I think it is absurd that Pedro Sánchez should make this comment when it’s his party that approved these anti-terrorist laws that are now putting us in jail. The movement for freedom of speech is clearly gaining strength, and there they saw an opportunity to win votes and sympathizers.

AL: Do you think they’re going to abolish the articles on glorifying terrorism and slandering the Crown or the gag law?

JV: No, in fact, the first thing the government has done is to harden the crime of Rebellion [currently, the political prisoners of Catalan independence are accused of rebellion, sedition and embezzlement. Rebellion is punishable by up to 30 years imprisonment]. Let’s not kid ourselves. The PSOE is the same old shit.
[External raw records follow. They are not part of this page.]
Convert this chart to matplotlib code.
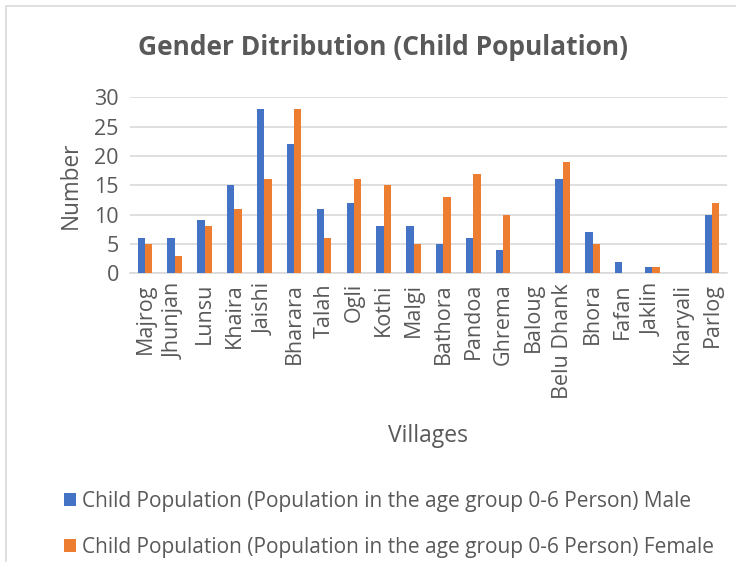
import numpy as np
import matplotlib.pyplot as plt
from matplotlib.patches import Rectangle

villages = ['Majrog', 'Jhunjan', 'Lunsu', 'Khaira', 'Jaishi', 'Bharara', 'Talah',
            'Ogli', 'Kothi', 'Malgi', 'Bathora', 'Pandoa', 'Ghrema', 'Baloug',
            'Belu Dhank', 'Bhora', 'Fafan', 'Jaklin', 'Kharyali', 'Parlog']
male = [6, 6, 9, 15, 28, 22, 11, 12, 8, 8, 5, 6, 4, 0, 16, 7, 2, 1, 0, 10]
female = [5, 3, 8, 11, 16, 28, 6, 16, 15, 5, 13, 17, 10, 0, 19, 5, 0, 1, 0, 12]
yticks = [0, 5, 10, 15, 20, 25, 30]

plt.rcParams['font.family'] = ['Open Sans', 'DejaVu Sans']
txt = '#595959'

fig = plt.figure(figsize=(7.36, 5.62), dpi=100)
fig.patches.append(Rectangle((0.008, -0.01), 1.0, 1.0, transform=fig.transFigure,
                             fill=False, edgecolor='#D9D9D9', linewidth=1.2))
ax = fig.add_axes([0.1766, 0.5137, 0.811, 0.3132])

x = np.arange(len(villages))
w = 0.245
ax.bar(x - w/2, male, w, color='#4472C4', zorder=3,
       label='Child Population (Population in the age group 0-6 Person) Male')
ax.bar(x + w/2, female, w, color='#ED7D31', zorder=3,
       label='Child Population (Population in the age group 0-6 Person) Female')

ax.set_xlim(-0.5, len(villages) - 0.5)
ax.set_ylim(0, 30)
ax.set_yticks(yticks)
ax.set_xticks(x)
ax.set_xticklabels(villages, rotation=90, fontsize=15.5, color=txt)
ax.tick_params(axis='y', labelsize=15.5, labelcolor=txt, length=0, pad=8)
ax.tick_params(axis='x', length=0, pad=7)
ax.grid(axis='y', color='#D9D9D9', linewidth=1.2, zorder=0)
for s in ['top', 'right', 'left']:
    ax.spines[s].set_visible(False)
ax.spines['bottom'].set_color('#D9D9D9')
ax.spines['bottom'].set_linewidth(1.2)

ax.set_ylabel('Number', fontsize=16.3, color=txt, labelpad=8)
ax.set_xlabel('Villages', fontsize=16.5, color=txt, labelpad=18)
fig.text(0.52, 0.915, 'Gender Ditribution (Child Population)', ha='center', va='center',
         fontsize=19, fontweight='bold', color=txt)

fig.legend(loc='upper left', bbox_to_anchor=(0.062, 0.16), frameon=False, fontsize=15,
           labelcolor=txt, handlelength=0.55, handleheight=0.55, handletextpad=0.3,
           labelspacing=1.2)

fig.savefig('out.png', dpi=100)
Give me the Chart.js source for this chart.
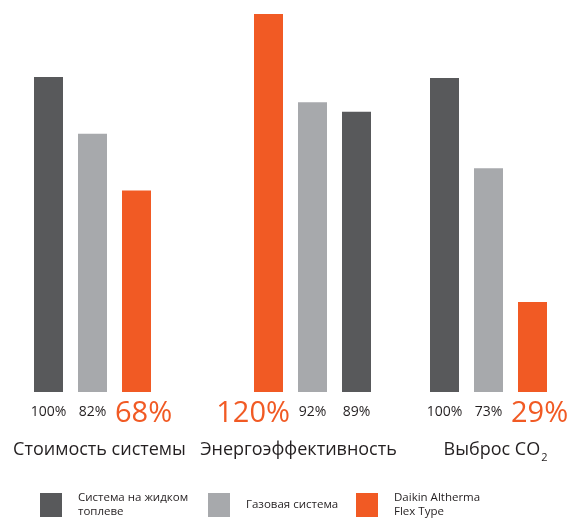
<!DOCTYPE html>
<html>
<head>
<meta charset="utf-8">
<script src="https://cdn.jsdelivr.net/npm/chart.js@4"></script>
<style>
  body { margin: 0; background: #fff; }
  #wrap { width: 583px; height: 523px; position: relative; }
</style>
</head>
<body>
<div id="wrap"><canvas id="chart"></canvas></div>
<script>
// Group names (₂ is drawn as a subscript)
const groupNames = ["Стоимость системы", "Энергоэффективность", "Выброс CO₂"];

// Series names, one line per entry
const seriesNames = [
  ["Система на жидком", "топлеве"],
  ["Газовая система"],
  ["Daikin Altherma", "Flex Type"],
];

// Bar heights per group (% of liquid-fuel system)
const liquidFuel = [100, 89, 99.7];
const gas = [82, 92, 71];
const daikin = [64, 120, 28.6];

// Printed labels under the bars
const liquidFuelLabels = ["100%", "89%", "100%"];
const gasLabels = ["82%", "92%", "73%"];
const daikinLabels = ["68%", "120%", "29%"];

// Order of the series inside each group (index into seriesNames)
const seriesOrder = [[0, 1, 2], [2, 1, 0], [0, 1, 2]];

const colors = ["#58595b", "#a7a9ac", "#f15a24"];
const textColor = "#231f20";
const font = "'Open Sans', sans-serif";

// Slot layout: 12 equal slots, groups start at these slots
const slotCount = 12;
const groupStart = [0, 5, 9];
const groupLabelShift = [7, -14, 7];

const allValues = [liquidFuel, gas, daikin];
const allLabels = [liquidFuelLabels, gasLabels, daikinLabels];

const slots = Array.from({ length: slotCount }, (_, i) => "s" + i);

// one dataset per series, null everywhere except its own slots
const datasets = seriesNames.map((name, s) => {
  const data = new Array(slotCount).fill(null);
  const texts = new Array(slotCount).fill(null);
  const firstInGroup = new Array(slotCount).fill(false);
  groupNames.forEach((g, gi) => {
    const pos = seriesOrder[gi].indexOf(s);
    data[groupStart[gi] + pos] = allValues[s][gi];
    texts[groupStart[gi] + pos] = allLabels[s][gi];
    firstInGroup[groupStart[gi] + pos] = pos === 0;
  });
  return {
    label: name.join(" "),
    data: data,
    texts: texts,
    firstInGroup: firstInGroup,
    backgroundColor: colors[s],
    barPercentage: 29 / 44,
    categoryPercentage: 1,
    grouped: false,
  };
});

// Draw value labels, group names and the legend
const labelsPlugin = {
  id: "labels",
  afterDatasetsDraw(chart) {
    const c = chart.ctx;
    const area = chart.chartArea;
    c.save();
    c.textBaseline = "middle";

    // value labels
    chart.data.datasets.forEach((ds, s) => {
      const meta = chart.getDatasetMeta(s);
      ds.data.forEach((v, i) => {
        if (v === null) return;
        const bar = meta.data[i];
        if (s === 2) {
          // big orange label hangs outward from the group
          c.font = "29px " + font;
          c.fillStyle = colors[2];
          if (ds.firstInGroup[i]) {
            c.textAlign = "right";
            c.fillText(ds.texts[i], bar.x + bar.width / 2 + 7, area.bottom + 22);
          } else {
            c.textAlign = "left";
            c.fillText(ds.texts[i], bar.x - bar.width / 2 - 7, area.bottom + 22);
          }
        } else {
          c.textAlign = "center";
          c.font = "14px " + font;
          c.fillStyle = textColor;
          c.fillText(ds.texts[i], bar.x, area.bottom + 20);
        }
      });
    });

    // group names under each group
    const xs = chart.scales.x;
    c.textAlign = "left";
    c.fillStyle = textColor;
    groupNames.forEach((name, gi) => {
      const cx = xs.getPixelForValue(groupStart[gi] + 1) + groupLabelShift[gi];
      const parts = name.split("₂");
      const hasSub = parts.length > 1;
      c.font = "11px " + font;
      const subW = hasSub ? c.measureText("2").width + 1 : 0;
      c.font = "18px " + font;
      const mainW = c.measureText(parts[0]).width;
      const left = cx - (mainW + subW) / 2;
      c.fillText(parts[0], left, area.bottom + 58);
      if (hasSub) {
        c.font = "11px " + font;
        c.fillText("2", left + mainW + 1, area.bottom + 66);
      }
    });

    // legend
    const legendX = [40, 208, 356];
    const legendTop = 493;
    c.font = "11.5px " + font;
    seriesNames.forEach((lines, s) => {
      c.fillStyle = colors[s];
      c.fillRect(legendX[s], legendTop, 22, 24);
      c.fillStyle = textColor;
      const midY = legendTop + 12;
      const lh = 14;
      const startY = midY - ((lines.length - 1) * lh) / 2;
      lines.forEach((line, li) => {
        c.fillText(line, legendX[s] + 38, startY + li * lh);
      });
    });
    c.restore();
  },
};

new Chart(document.getElementById("chart"), {
  type: "bar",
  data: { labels: slots, datasets: datasets },
  options: {
    responsive: true,
    maintainAspectRatio: false,
    animation: false,
    layout: { padding: { left: 26.5, right: 28.5, top: 14, bottom: 131 } },
    plugins: { legend: { display: false }, tooltip: { enabled: false } },
    scales: {
      x: { display: false },
      y: { display: false, min: 0, max: 120 },
    },
  },
  plugins: [labelsPlugin],
});
</script>
</body>
</html>
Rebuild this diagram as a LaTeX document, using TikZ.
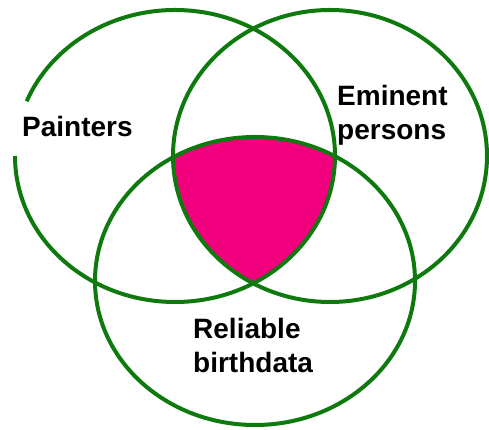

AL: What is your current situation?

JV: I’m fine. I’ve been looking for a flat and now I’m working. I think things are going to be okay. The precautionary measures [of the Belgian courts] are minor, and that’s a good sign. They see no danger in me.

AL: Are you going to keep on singing?

JV: Yeah, yeah, I’m still doing my stuff and when I’m able, I’m going to start working on a new record.

AL: So you’re not afraid of more accusations and more convictions?

JV: I don’t care and I’ve never cared. I escaped from the Spanish state and want to be able to continue singing. If I wanted to stay quiet and hide, I would have gone to jail.

AL: What events have influenced you in singing leftist and anti-capitalist songs?

JV: Books in general. One in particular is The Open Veins of Latin America by the writer Eduardo Galeano. It helped me understand that music has to be a tool for social transformation, and that music and art is a hammer to transform reality. I wanted to make use of it in that way too.

AL: How can WSWS readers and supporters help your cause?

JV: There’s a resistance fund called freevaltonyc. You can make donations there and that’s what helps me pay for lawyers.